Quote of the Day - California is a fine place to live--if you happen to be an orange.
The significance revolves around the ability to actually meet these standards. Federal law allows compliance as long as developers make efforts to the "maximum extent practicable" to reduce pollutants, even if those efforts fail. The San Diego Regional Water Quality Control Board adopted a broader standard that requires developers to do whatever necessary to achieve measurable results. Any runoff causing a body of water to exceed state standards for swimming or wildlife is a violation.
The case, Building Industry Association of San Diego v. State Water Resources Control Board, with San Diego Baykeeper and a host of other intervenors, will ripple across California and the rest of the country. For example, the Los Angeles Regional Water Quality Control Board has approximately five lawsuits pending against it based on a similar set of recently-adopted standards. Those suits just got flushed down the toilet.
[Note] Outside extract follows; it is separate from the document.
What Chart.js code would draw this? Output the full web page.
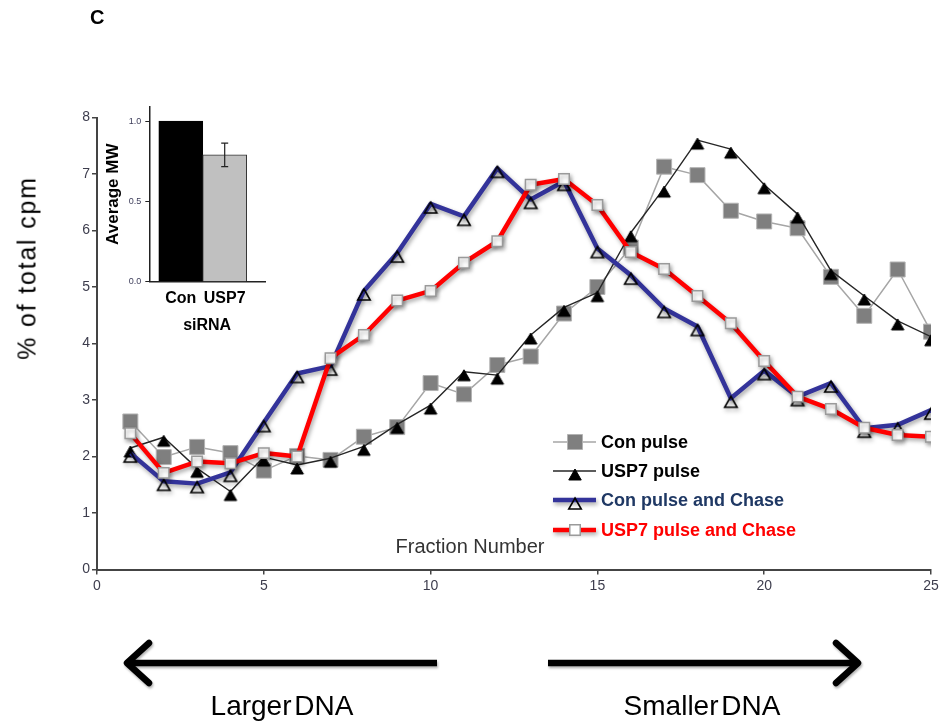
<!DOCTYPE html>
<html>
<head>
<meta charset="utf-8">
<script src="https://cdn.jsdelivr.net/npm/chart.js@4.4.1/dist/chart.umd.min.js"></script>
<style>
  html, body { margin: 0; padding: 0; background: #fff; }
  #wrap { position: relative; width: 943px; height: 725px; overflow: hidden;
          font-family: "Liberation Sans", Arial, sans-serif; }
  #main { position: absolute; left: 0; top: 0; }
  #inset { position: absolute; left: 95px; top: 95px; }
  .lbl { position: absolute; white-space: nowrap; color: #000; }
  #arrows { position: absolute; left: 0; top: 0; filter: drop-shadow(1px 2px 1px rgba(0,0,0,0.3)); }
</style>
</head>
<body>
<div id="wrap">
  <canvas id="main" width="943" height="725"></canvas>
  <canvas id="inset" width="180" height="240"></canvas>

  <div class="lbl" style="left:90px; top:6px; font: bold 20px 'Liberation Sans', Arial, sans-serif;">C</div>
  <div class="lbl" style="left:27px; top:268px; font: 25px 'Liberation Sans', Arial, sans-serif; letter-spacing: 1.8px;
       transform: translate(-50%, -50%) rotate(-90deg);">% of total cpm</div>
  <div class="lbl" style="left:470px; top:546px; font: 20px 'Liberation Sans', Arial, sans-serif; color:#333;
       transform: translate(-50%, -50%);">Fraction Number</div>

  <svg id="arrows" width="943" height="725" viewBox="0 0 943 725">
    <g stroke="#000" stroke-width="6.5" fill="none" stroke-linecap="round" stroke-linejoin="round">
      <line x1="130" y1="663" x2="437" y2="663" stroke-linecap="butt"/>
      <polyline points="149,643 127,663 149,683"/>
      <line x1="548" y1="663" x2="854" y2="663" stroke-linecap="butt"/>
      <polyline points="836,643 858,663 836,683"/>
    </g>
  </svg>
  <div class="lbl" style="left:282px; top:706px; font: 28px 'Liberation Sans', Arial, sans-serif; word-spacing:-5px;
       transform: translate(-50%, -50%);">Larger DNA</div>
  <div class="lbl" style="left:702px; top:706px; font: 28px 'Liberation Sans', Arial, sans-serif; word-spacing:-5px;
       transform: translate(-50%, -50%);">Smaller DNA</div>
</div>

<script>
// ---- data -------------------------------------------------------------
const fractions = [1, 2, 3, 4, 5, 6, 7, 8, 9, 10, 11, 12, 13, 14, 15, 16, 17, 18, 19, 20, 21, 22, 23, 24, 25];

const conPulse = [2.62, 1.99, 2.17, 2.06, 1.75, 2.01, 1.94, 2.35, 2.52, 3.30, 3.10, 3.62, 3.77,
                  4.53, 5.00, 5.70, 7.13, 6.98, 6.35, 6.16, 6.04, 5.18, 4.49, 5.31, 4.21];

const usp7Pulse = [2.15, 2.34, 1.79, 1.38, 1.99, 1.85, 1.97, 2.18, 2.57, 2.91, 3.50, 3.44, 4.15,
                   4.64, 4.90, 5.96, 6.75, 7.60, 7.44, 6.81, 6.29, 5.29, 4.84, 4.40, 4.12];

const conChase = [2.06, 1.56, 1.52, 1.72, 2.60, 3.47, 3.60, 4.93, 5.60, 6.47, 6.25, 7.10, 6.55,
                  6.87, 5.68, 5.21, 4.62, 4.30, 3.03, 3.52, 3.06, 3.30, 2.50, 2.56, 2.82];

const usp7Chase = [2.41, 1.71, 1.91, 1.88, 2.06, 2.00, 3.74, 4.15, 4.76, 4.93, 5.43, 5.81, 6.81,
                   6.91, 6.45, 5.62, 5.32, 4.84, 4.36, 3.69, 3.06, 2.84, 2.51, 2.38, 2.35];

const seriesNames = ['Con pulse', 'USP7 pulse', 'Con pulse and Chase', 'USP7 pulse and Chase'];

const xTicks = [0, 5, 10, 15, 20, 25];
const yTicks = [0, 1, 2, 3, 4, 5, 6, 7, 8];

// inset: average molecular weight by siRNA
const siRNAGroups = ['Con', 'USP7'];
const avgMW = [1.0, 0.79];
const avgMWErr = [0, 0.073];
const insetTicks = [0, 0.5, 1.0];

// ---- helpers ----------------------------------------------------------
Chart.defaults.font.family = "'Liberation Sans', Arial, sans-serif";

const toPoints = (ys) => fractions.map((x, i) => ({ x: x, y: ys[i] }));

// triangle marker hanging just below its data point
function triangleMarker(w, h, fill, stroke, lw, apexOffset) {
  const pad = lw + 2;
  const half = Math.ceil(Math.max(h + Math.abs(apexOffset), w / 2) + pad);
  const c = document.createElement('canvas');
  c.width = 2 * half; c.height = 2 * half;
  const g = c.getContext('2d');
  const cx = half, top = half + apexOffset;
  g.beginPath();
  g.moveTo(cx, top);
  g.lineTo(cx + w / 2, top + h);
  g.lineTo(cx - w / 2, top + h);
  g.closePath();
  if (fill) { g.fillStyle = fill; g.fill(); }
  g.lineWidth = lw; g.strokeStyle = stroke; g.lineJoin = 'miter';
  g.stroke();
  return c;
}

const solidTri = triangleMarker(12.5, 11, '#000', '#000', 1, -2);
const openTri = triangleMarker(12.5, 11, null, '#000', 1.6, -2);

const styles = [
  { line: '#a6a6a6', width: 1.5, pointStyle: 'rect', radius: 10.6, fill: '#7f7f7f', border: '#b3b3b3', bw: 1, text: '#000' },
  { line: '#262626', width: 1.4, pointStyle: solidTri, radius: 7, fill: '#000', border: '#000', bw: 1, text: '#000' },
  { line: '#33339a', width: 4.5, pointStyle: openTri, radius: 7, fill: 'rgba(0,0,0,0)', border: '#000', bw: 1.5, text: '#1f3864', shadow: true },
  { line: '#ff0000', width: 4.5, pointStyle: 'rect', radius: 7.4, fill: '#ffffff', border: '#9a9a9a', bw: 1.5, text: '#ff0000', shadow: true }
];

const seriesValues = [conPulse, usp7Pulse, conChase, usp7Chase];
const drawOrder = [3, 2, 1, 0];

const datasets = seriesValues.map((vals, i) => {
  const s = styles[i];
  return {
    label: seriesNames[i],
    data: toPoints(vals),
    borderColor: s.line,
    borderWidth: s.width,
    backgroundColor: s.fill,
    pointStyle: s.pointStyle,
    pointRadius: s.radius,
    pointBackgroundColor: s.fill,
    pointBorderColor: s.border,
    pointBorderWidth: s.bw,
    tension: 0,
    fill: false,
    borderJoinStyle: 'round',
    order: drawOrder[i],
    shadow: !!s.shadow
  };
});

// soft drop shadow beneath the thick chase lines
const shadowPlugin = {
  id: 'lineShadow',
  beforeDatasetDraw(chart, args) {
    const ds = chart.data.datasets[args.index];
    const ctx = chart.ctx;
    ctx.save();
    if (ds.shadow) {
      ctx.shadowColor = 'rgba(0,0,0,0.35)';
      ctx.shadowBlur = 4;
      ctx.shadowOffsetX = 1.5;
      ctx.shadowOffsetY = 2.5;
    }
  },
  afterDatasetDraw(chart) {
    chart.ctx.restore();
  }
};

// legend drawn inside the plot area
const legendRows = [442, 471, 500, 530];
const insideLegend = {
  id: 'insideLegend',
  afterDatasetsDraw(chart) {
    const ctx = chart.ctx;
    const x0 = 553, x1 = 596, xm = 575, xt = 601;
    seriesNames.forEach((name, i) => {
      const s = styles[i];
      const y = legendRows[i];
      ctx.save();
      if (s.shadow) {
        ctx.shadowColor = 'rgba(0,0,0,0.35)';
        ctx.shadowBlur = 4; ctx.shadowOffsetX = 1.5; ctx.shadowOffsetY = 2.5;
      }
      ctx.strokeStyle = s.line; ctx.lineWidth = s.width;
      ctx.beginPath(); ctx.moveTo(x0, y); ctx.lineTo(x1, y); ctx.stroke();
      ctx.restore();
      ctx.save();
      if (s.pointStyle === 'rect') {
        const side = s.radius * Math.SQRT2;
        ctx.fillStyle = s.fill; ctx.strokeStyle = s.border; ctx.lineWidth = s.bw;
        ctx.beginPath(); ctx.rect(xm - side / 2, y - side / 2, side, side);
        ctx.fill(); ctx.stroke();
      } else {
        ctx.drawImage(s.pointStyle, xm - s.pointStyle.width / 2, y - s.pointStyle.height / 2);
      }
      ctx.fillStyle = s.text;
      ctx.font = "bold 18px 'Liberation Sans', Arial, sans-serif";
      ctx.textBaseline = 'middle';
      ctx.textAlign = 'left';
      ctx.fillText(name, xt, y + 1);
      ctx.restore();
    });
  }
};

const axisColor = '#444';
const tickColor = '#3d3d4d';

new Chart(document.getElementById('main'), {
  type: 'line',
  data: { datasets: datasets },
  options: {
    responsive: false,
    animation: false,
    devicePixelRatio: 1,
    layout: { padding: { top: 117.5, right: 12, bottom: 115.5, left: 0 } },
    plugins: { legend: { display: false }, tooltip: { enabled: false } },
    scales: {
      x: {
        type: 'linear', min: 0, max: 25,
        afterBuildTicks(scale) { scale.ticks = xTicks.map(v => ({ value: v })); },
        afterFit(scale) { scale.height = 40; },
        ticks: { color: tickColor, font: { size: 14 }, padding: 3, maxRotation: 0 },
        grid: { drawOnChartArea: false, drawTicks: true, tickLength: 5, color: axisColor, lineWidth: 1.5 },
        border: { color: axisColor, width: 2 }
      },
      y: {
        min: 0, max: 8,
        afterBuildTicks(scale) { scale.ticks = yTicks.map(v => ({ value: v })); },
        afterFit(scale) { scale.width = 97; },
        ticks: { color: tickColor, font: { size: 14 }, padding: 2 },
        grid: { drawOnChartArea: false, drawTicks: true, tickLength: 5, color: axisColor, lineWidth: 1.5 },
        border: { color: axisColor, width: 2 }
      }
    }
  },
  plugins: [shadowPlugin, insideLegend]
});

// ---- inset bar chart --------------------------------------------------
const errorBars = {
  id: 'errorBars',
  afterDatasetsDraw(chart) {
    const ctx = chart.ctx;
    const meta = chart.getDatasetMeta(0);
    const ys = chart.scales.y;
    meta.data.forEach((bar, i) => {
      const e = avgMWErr[i];
      if (!e) return;
      const top = ys.getPixelForValue(avgMW[i] + e);
      const bot = ys.getPixelForValue(avgMW[i] - e);
      ctx.save();
      ctx.strokeStyle = '#222'; ctx.lineWidth = 1.2;
      ctx.beginPath();
      ctx.moveTo(bar.x, top); ctx.lineTo(bar.x, bot);
      ctx.moveTo(bar.x - 3.5, top); ctx.lineTo(bar.x + 3.5, top);
      ctx.moveTo(bar.x - 3.5, bot); ctx.lineTo(bar.x + 3.5, bot);
      ctx.stroke();
      ctx.restore();
    });
  }
};

new Chart(document.getElementById('inset'), {
  type: 'bar',
  data: {
    datasets: [{
      data: siRNAGroups.map((g, i) => ({ x: i + 1, y: avgMW[i] })),
      backgroundColor: ['#000000', '#c0c0c0'],
      borderColor: ['#000000', '#333333'],
      borderWidth: 1,
      borderSkipped: 'bottom',
      barThickness: 44
    }]
  },
  options: {
    responsive: false,
    animation: false,
    devicePixelRatio: 1,
    layout: { padding: { top: 11.7, right: 10, left: 0, bottom: 0 } },
    plugins: { legend: { display: false }, tooltip: { enabled: false } },
    scales: {
      x: {
        type: 'linear', min: 0.2825, max: 2.918, offset: false,
        afterBuildTicks(scale) { scale.ticks = siRNAGroups.map((g, i) => ({ value: i + 1 })); },
        afterFit(scale) { scale.height = 53.3; },
        ticks: {
          callback: (v) => siRNAGroups[v - 1],
          color: '#000', font: { size: 16, weight: 'bold' }, padding: 7, maxRotation: 0, autoSkip: false
        },
        grid: { display: false, drawTicks: false },
        border: { color: '#222', width: 1.5 },
        title: { display: true, text: 'siRNA', color: '#000', font: { size: 16, weight: 'bold' }, padding: { top: 1, bottom: 0 } }
      },
      y: {
        min: 0, max: 1.09,
        afterBuildTicks(scale) { scale.ticks = insetTicks.map(v => ({ value: v })); },
        afterFit(scale) { scale.width = 54.3; },
        ticks: { callback: (v) => v.toFixed(1), color: '#3d3d5a', font: { size: 9 }, padding: 4 },
        grid: { drawOnChartArea: false, drawTicks: true, tickLength: 4, color: '#222' },
        border: { color: '#222', width: 1.5 },
        title: { display: true, text: 'Average MW', color: '#000', font: { size: 17, weight: 'bold' }, padding: { top: 8, bottom: 0 } }
      }
    }
  },
  plugins: [errorBars]
});
</script>
</body>
</html>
The BIA argued that it was impossible to meet the standards set by the SDRWQCB. The Board, on the other hand, set these standards high because municipal storm water runoff is the largest source of water pollution in the state.
Lines have been drawn in the sand. Let's see if BIA appeals. So far, their attorney reports, they haven't decided.
Right now, we're in the rainy season, and violations will be rampant. Perhaps the enforcement of these standards will result in an appeal if the BIA doesn't take this case further.
Fines imposed by the Water Board can be pretty steep.